Romans 5:18 Parallel Verses [⇓ See commentary ⇓]

Romans 5:18, NIV: "Consequently, just as one trespass resulted in condemnation for all people, so also one righteous act resulted in justification and life for all people."

Romans 5:18, ESV: "Therefore, as one trespass led to condemnation for all men, so one act of righteousness leads to justification and life for all men."

Romans 5:18, KJV: "Therefore as by the offence of one judgment came upon all men to condemnation; even so by the righteousness of one the free gift came upon all men unto justification of life."

Romans 5:18, NASB: "So then, as through one offense the result was condemnation to all mankind, so also through one act of righteousness the result was justification of life to all mankind."

Romans 5:18, NLT: "Yes, Adam's one sin brings condemnation for everyone, but Christ's one act of righteousness brings a right relationship with God and new life for everyone."

Romans 5:18, CSB: "So then, as through one trespass there is condemnation for everyone, so also through one righteous act there is justification leading to life for everyone."

What does Romans 5:18 mean? [⇑ See verse text ⇑]

Paul summarizes the ideas he has been discussing since the beginning of this section in verse 12. One trespass, one sin, led to the condemnation of all men. This was Adam's sin in breaking God's command not to eat from one specific tree. In doing so, he introduced sin and death to the world, where they took root in every person to follow. Because all sinned, all faced God's judgment and the same fate: condemnation.

By contrast, though, one "act of righteousness" leads to the opportunity for justification for every person in the world. This act of righteousness was Jesus' death on the cross to pay for human sin. Those who, by faith, receive this free gift of God's grace are declared righteous by God. They are justified. This is the case Paul has been making throughout Romans.

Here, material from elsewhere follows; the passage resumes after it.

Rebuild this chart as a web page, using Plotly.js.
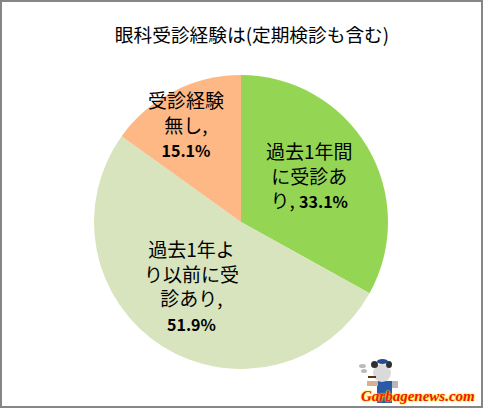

Some read the words "for all men" here to mean that all people are justified by Christ's death on the cross no matter what. In other words, even faith in Christ is not required to be saved from God's wrath; all people will simply find themselves justified and saved, no matter what they do or believe. This is known as "universalism," but it cannot be reconciled with what Paul teaches throughout Romans and throughout the New Testament. Even in the previous verse, Paul insists that God's abundant grace is specifically for those who receive it, by faith.